◆ **WORK REQUIRED**
Exactly the lines from the start of the data below through the line that contains "79, 78, 80.5, 83.7, 86, 84.8, 85.5, 83.7, 84]" are to be copied, with pictures left out.

◆ **DATA EXCERPT**
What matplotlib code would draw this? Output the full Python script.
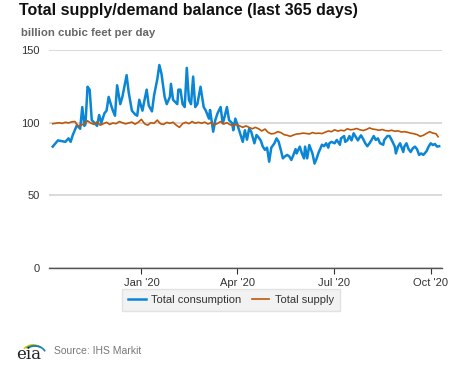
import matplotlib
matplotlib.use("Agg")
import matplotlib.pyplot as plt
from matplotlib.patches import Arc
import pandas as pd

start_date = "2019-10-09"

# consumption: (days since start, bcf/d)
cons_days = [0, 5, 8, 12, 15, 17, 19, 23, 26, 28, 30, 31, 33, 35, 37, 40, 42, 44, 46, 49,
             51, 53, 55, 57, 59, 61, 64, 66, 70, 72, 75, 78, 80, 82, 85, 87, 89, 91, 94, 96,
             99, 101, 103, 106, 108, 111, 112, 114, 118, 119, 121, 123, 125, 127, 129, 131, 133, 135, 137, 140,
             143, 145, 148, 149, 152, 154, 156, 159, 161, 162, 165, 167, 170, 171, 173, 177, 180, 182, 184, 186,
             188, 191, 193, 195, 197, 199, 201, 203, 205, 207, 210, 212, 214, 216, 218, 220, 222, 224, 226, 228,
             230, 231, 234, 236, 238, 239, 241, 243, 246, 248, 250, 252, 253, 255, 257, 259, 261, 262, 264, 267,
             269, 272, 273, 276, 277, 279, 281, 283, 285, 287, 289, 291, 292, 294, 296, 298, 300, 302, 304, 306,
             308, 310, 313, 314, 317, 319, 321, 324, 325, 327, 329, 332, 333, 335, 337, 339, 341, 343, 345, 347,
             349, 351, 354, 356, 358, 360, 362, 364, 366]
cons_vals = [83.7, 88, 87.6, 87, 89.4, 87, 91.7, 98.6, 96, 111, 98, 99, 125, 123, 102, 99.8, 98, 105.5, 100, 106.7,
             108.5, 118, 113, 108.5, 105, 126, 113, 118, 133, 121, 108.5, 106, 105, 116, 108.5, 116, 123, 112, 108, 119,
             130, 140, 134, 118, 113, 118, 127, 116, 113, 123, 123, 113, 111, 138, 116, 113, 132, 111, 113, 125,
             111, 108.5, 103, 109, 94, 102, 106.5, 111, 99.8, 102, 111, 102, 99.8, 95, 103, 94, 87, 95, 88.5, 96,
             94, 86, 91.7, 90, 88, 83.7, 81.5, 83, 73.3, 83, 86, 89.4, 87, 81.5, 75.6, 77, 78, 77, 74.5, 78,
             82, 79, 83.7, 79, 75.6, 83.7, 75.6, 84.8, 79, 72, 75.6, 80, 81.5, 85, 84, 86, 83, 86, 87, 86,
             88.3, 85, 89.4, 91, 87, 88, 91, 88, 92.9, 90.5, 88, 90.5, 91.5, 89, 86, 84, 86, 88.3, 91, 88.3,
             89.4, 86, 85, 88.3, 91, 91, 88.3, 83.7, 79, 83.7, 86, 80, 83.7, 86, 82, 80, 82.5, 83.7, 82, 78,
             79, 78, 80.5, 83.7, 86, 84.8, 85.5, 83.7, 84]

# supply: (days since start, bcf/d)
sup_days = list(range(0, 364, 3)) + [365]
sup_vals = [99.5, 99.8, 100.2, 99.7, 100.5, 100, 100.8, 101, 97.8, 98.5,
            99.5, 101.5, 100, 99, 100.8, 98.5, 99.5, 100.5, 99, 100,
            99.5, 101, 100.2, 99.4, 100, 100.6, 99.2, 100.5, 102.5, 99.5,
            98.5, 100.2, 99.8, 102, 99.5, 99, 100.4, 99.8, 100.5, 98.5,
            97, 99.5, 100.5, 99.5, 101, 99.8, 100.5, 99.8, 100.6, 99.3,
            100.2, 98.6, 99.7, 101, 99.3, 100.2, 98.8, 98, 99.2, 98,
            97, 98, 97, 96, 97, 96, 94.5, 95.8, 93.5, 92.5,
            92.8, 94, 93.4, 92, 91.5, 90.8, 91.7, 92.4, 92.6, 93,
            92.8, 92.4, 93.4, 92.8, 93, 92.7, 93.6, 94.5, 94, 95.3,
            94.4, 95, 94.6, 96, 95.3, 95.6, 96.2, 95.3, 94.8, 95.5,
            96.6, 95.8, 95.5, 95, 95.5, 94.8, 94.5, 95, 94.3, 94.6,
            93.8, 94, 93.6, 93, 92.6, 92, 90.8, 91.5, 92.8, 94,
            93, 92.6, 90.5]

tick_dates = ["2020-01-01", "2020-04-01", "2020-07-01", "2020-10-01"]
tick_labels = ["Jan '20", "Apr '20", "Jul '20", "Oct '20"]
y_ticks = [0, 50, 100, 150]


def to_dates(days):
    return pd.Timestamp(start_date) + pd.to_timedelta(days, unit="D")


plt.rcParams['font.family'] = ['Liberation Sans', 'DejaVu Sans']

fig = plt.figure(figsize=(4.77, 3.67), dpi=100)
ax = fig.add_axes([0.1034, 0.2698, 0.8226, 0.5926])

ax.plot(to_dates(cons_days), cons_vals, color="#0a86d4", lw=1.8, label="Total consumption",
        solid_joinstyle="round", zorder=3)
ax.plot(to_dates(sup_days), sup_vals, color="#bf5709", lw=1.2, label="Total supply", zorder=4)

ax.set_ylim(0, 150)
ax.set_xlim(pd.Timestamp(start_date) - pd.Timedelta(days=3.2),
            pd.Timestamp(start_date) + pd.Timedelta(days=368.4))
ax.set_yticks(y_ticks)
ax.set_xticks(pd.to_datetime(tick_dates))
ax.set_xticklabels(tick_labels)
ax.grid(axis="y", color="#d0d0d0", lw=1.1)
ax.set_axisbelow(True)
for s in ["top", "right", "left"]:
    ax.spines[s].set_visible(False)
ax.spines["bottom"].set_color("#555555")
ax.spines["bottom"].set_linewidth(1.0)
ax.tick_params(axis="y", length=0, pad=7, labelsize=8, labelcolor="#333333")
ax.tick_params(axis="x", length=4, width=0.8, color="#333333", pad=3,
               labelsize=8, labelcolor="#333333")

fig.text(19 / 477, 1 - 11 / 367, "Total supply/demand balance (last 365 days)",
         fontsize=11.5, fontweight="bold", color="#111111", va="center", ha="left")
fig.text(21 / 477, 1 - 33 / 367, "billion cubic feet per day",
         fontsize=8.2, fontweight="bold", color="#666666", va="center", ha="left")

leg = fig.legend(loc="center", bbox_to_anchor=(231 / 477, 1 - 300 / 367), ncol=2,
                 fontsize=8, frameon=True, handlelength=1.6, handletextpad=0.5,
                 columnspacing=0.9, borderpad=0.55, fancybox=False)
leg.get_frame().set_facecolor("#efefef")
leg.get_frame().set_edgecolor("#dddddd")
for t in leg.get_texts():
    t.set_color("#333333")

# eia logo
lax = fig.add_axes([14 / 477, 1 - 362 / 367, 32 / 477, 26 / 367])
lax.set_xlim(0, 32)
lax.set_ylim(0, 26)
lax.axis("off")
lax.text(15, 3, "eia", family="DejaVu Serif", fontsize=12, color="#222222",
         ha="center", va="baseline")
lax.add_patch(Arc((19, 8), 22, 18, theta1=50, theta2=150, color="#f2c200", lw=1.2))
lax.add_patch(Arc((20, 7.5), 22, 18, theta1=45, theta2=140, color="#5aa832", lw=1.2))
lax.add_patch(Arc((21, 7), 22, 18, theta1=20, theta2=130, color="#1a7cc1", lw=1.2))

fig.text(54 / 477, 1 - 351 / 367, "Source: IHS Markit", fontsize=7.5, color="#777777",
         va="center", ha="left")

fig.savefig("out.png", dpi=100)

◆ **WRITTEN ANSWER**
What matplotlib code would draw this? Output the full Python script.
import matplotlib
matplotlib.use("Agg")
import matplotlib.pyplot as plt
from matplotlib.patches import Arc
import pandas as pd

start_date = "2019-10-09"

# consumption: (days since start, bcf/d)
cons_days = [0, 5, 8, 12, 15, 17, 19, 23, 26, 28, 30, 31, 33, 35, 37, 40, 42, 44, 46, 49,
             51, 53, 55, 57, 59, 61, 64, 66, 70, 72, 75, 78, 80, 82, 85, 87, 89, 91, 94, 96,
             99, 101, 103, 106, 108, 111, 112, 114, 118, 119, 121, 123, 125, 127, 129, 131, 133, 135, 137, 140,
             143, 145, 148, 149, 152, 154, 156, 159, 161, 162, 165, 167, 170, 171, 173, 177, 180, 182, 184, 186,
             188, 191, 193, 195, 197, 199, 201, 203, 205, 207, 210, 212, 214, 216, 218, 220, 222, 224, 226, 228,
             230, 231, 234, 236, 238, 239, 241, 243, 246, 248, 250, 252, 253, 255, 257, 259, 261, 262, 264, 267,
             269, 272, 273, 276, 277, 279, 281, 283, 285, 287, 289, 291, 292, 294, 296, 298, 300, 302, 304, 306,
             308, 310, 313, 314, 317, 319, 321, 324, 325, 327, 329, 332, 333, 335, 337, 339, 341, 343, 345, 347,
             349, 351, 354, 356, 358, 360, 362, 364, 366]
cons_vals = [83.7, 88, 87.6, 87, 89.4, 87, 91.7, 98.6, 96, 111, 98, 99, 125, 123, 102, 99.8, 98, 105.5, 100, 106.7,
             108.5, 118, 113, 108.5, 105, 126, 113, 118, 133, 121, 108.5, 106, 105, 116, 108.5, 116, 123, 112, 108, 119,
             130, 140, 134, 118, 113, 118, 127, 116, 113, 123, 123, 113, 111, 138, 116, 113, 132, 111, 113, 125,
             111, 108.5, 103, 109, 94, 102, 106.5, 111, 99.8, 102, 111, 102, 99.8, 95, 103, 94, 87, 95, 88.5, 96,
             94, 86, 91.7, 90, 88, 83.7, 81.5, 83, 73.3, 83, 86, 89.4, 87, 81.5, 75.6, 77, 78, 77, 74.5, 78,
             82, 79, 83.7, 79, 75.6, 83.7, 75.6, 84.8, 79, 72, 75.6, 80, 81.5, 85, 84, 86, 83, 86, 87, 86,
             88.3, 85, 89.4, 91, 87, 88, 91, 88, 92.9, 90.5, 88, 90.5, 91.5, 89, 86, 84, 86, 88.3, 91, 88.3,
             89.4, 86, 85, 88.3, 91, 91, 88.3, 83.7, 79, 83.7, 86, 80, 83.7, 86, 82, 80, 82.5, 83.7, 82, 78,
             79, 78, 80.5, 83.7, 86, 84.8, 85.5, 83.7, 84]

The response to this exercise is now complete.